BE IT FURTHER RESOLVED, that the AFL-CIO urge its state and area labor federations and central labor councils to concur with this resolution and communicate that concurrence to the U.S. government by notice to Secretary of State Hillary Clinton and the Iraqi government through its embassy in Washington, D.C.; and

BE IT FINALLY RESOLVED, that the AFL-CIO shall participate in the campaign for labor rights in Iraq by circulating the petition in support of those rights initiated by U.S. Labor Against the War.


RESOLUTION 52

Bring All the Troops and Contractors Home!
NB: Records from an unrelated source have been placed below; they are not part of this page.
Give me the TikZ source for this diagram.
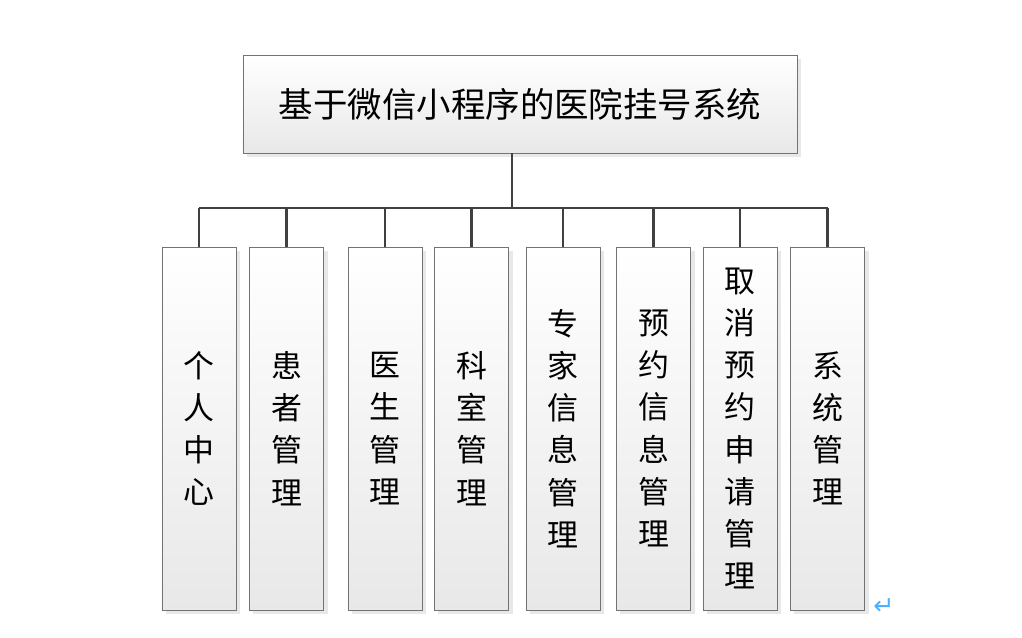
\documentclass[tikz,border=0pt]{standalone}
\usepackage{fontspec}
\newfontfamily\cjk{Noto Sans CJK SC}
\newfontfamily\symfont{DejaVu Sans}
\usetikzlibrary{shadows, positioning}

\begin{document}
\begin{tikzpicture}[
    x=0.025cm, y=-0.025cm,
    box/.style={rectangle, draw=black!55, line width=0.6pt, top color=white, bottom color=black!9,
      drop shadow={shadow xshift=0.1cm, shadow yshift=-0.1cm, fill=black!18}, align=center, inner sep=0pt},
    titlebox/.style={box, minimum width=13.85cm, minimum height=2.45cm, font=\cjk\fontsize{24.5}{28}\selectfont},
    item/.style={box, minimum width=1.85cm, minimum height=9.075cm, font=\cjk\fontsize{22}{30}\selectfont},
    link/.style={draw=black!75, line width=2pt}
  ]
    \useasboundingbox (0,0) rectangle (1022,638);

    \node[titlebox] (title) at (520,104) {基于微信小程序的医院挂号系统};

    \node[item] (center)  at (199,428.5) {个\\人\\中\\心};
    \node[item] (patient) at (286.5,428.5) {患\\者\\管\\理};
    \node[item] (doctor)  at (385,428.5) {医\\生\\管\\理};
    \node[item] (dept)    at (471.5,428.5) {科\\室\\管\\理};
    \node[item] (expert)  at (563,428.5) {专\\家\\信\\息\\管\\理};
    \node[item] (booking) at (653.5,428.5) {预\\约\\信\\息\\管\\理};
    \node[item] (cancel)  at (740,428.5) {取\\消\\预\\约\\申\\请\\管\\理};
    \node[item] (system)  at (827.5,428.5) {系\\统\\管\\理};

    % trunk and bus
    \coordinate (bus) at (512,208);
    \draw[link] (bus |- title.south) -- (bus);
    \draw[link] (bus -| center) -- (bus -| system);
    \foreach \n in {center, patient, doctor, dept, expert, booking, cancel, system}
      \draw[link] (bus -| \n) -- (\n.north);

    \node[text=blue!45!cyan!70, font=\symfont\fontsize{18}{18}\selectfont] (mark) at (884,607) {↵};
  \end{tikzpicture}
\end{document}
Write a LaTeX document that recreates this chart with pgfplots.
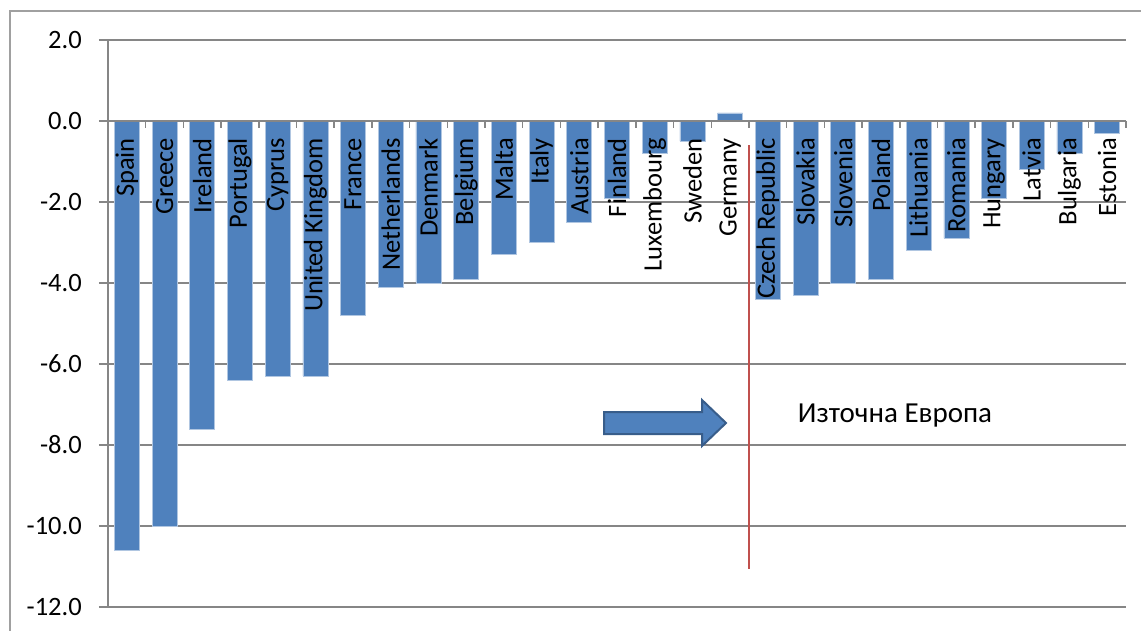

Submitted by Alameda Labor Council (Calif.)
Amended by the International Labor Committee

WHEREAS, the 2005 AFL-CIO convention resolved that “Our soldiers…deserve a commitment from our country’s leaders to bring them home rapidly.  An unending military presence will waste lives and resources, undermine our nation’s security and weaken our military;” and

WHEREAS, at the time of that convention, 1,700 U.S.  troops had already lost their lives in Iraq, and today there are more than 4,300 U.S.  dead and more than 30,000 seriously wounded; and

WHEREAS, the nation confronts the most serious economic crisis since the Great Depression and as a consequence millions of workers have lost their jobs or suffered cuts in working hours and wages, social programs and government services are being cut or eliminated across the country for lack of resources while our country has spent $650 billion in Iraq already and nearly $900 billion since 2001, including Afghanistan; and

WHEREAS, under terms of the Status of Forces Agreement signed by the Bush administration, U.S.  forces will remain in Iraq until the end of
2011, and will continue to engage in combat and suffer casualties as long as they remain in that country; and

WHEREAS, in March 2008, Barack Obama said, “It is past time to end this war that should never have been waged by bringing our troops home, and finally pushing Iraq’s leaders to take responsibility for their future.  As we do, we must serve the memory of all who have died as well as they who served our country, by providing support for their families, caring for our troops and veterans and upholding the American values which our fallen heroes exemplified through their service”; and

WHEREAS, at its 2005 convention, the AFL-CIO called for “rapid” withdrawal from Iraq—and four years later, 130,000 troops and 190,000 contractors are still in Iraq;

THEREFORE, BE IT RESOLVED, that the Alameda County Labor Council reaffirms its opposition to the continuing military occupation of Iraq and calls for the speedy* withdrawal of all military forces and armed contractors from Iraq; and

BE IT FURTHER RESOLVED, that the Alameda County Labor Council calls upon the Congress and president to redirect the resources now squandered in Iraq to meeting the urgent needs of the American people, restoring and fully funding vital social programs and public services, developing sustainable technologies to address global warming, creating quality long-term jobs that provide a decent living, rebuilding the Gulf Coast and our nation’s infrastructure and a host of other needs that will provide our country with real security; and

BE IT FINALLY RESOLVED, that the Alameda County Labor Council will submit this resolution with a request for concurrence by the California Labor Federation and by the AFL-CIO at its 2009 convention.

* “Speedy” was substituted for “complete and immediate” by the International Resolutions Committee with agreement by Sharon Cornu of the Alameda Labor Council in order to secure sufficient support to report the resolution to the floor for a vote.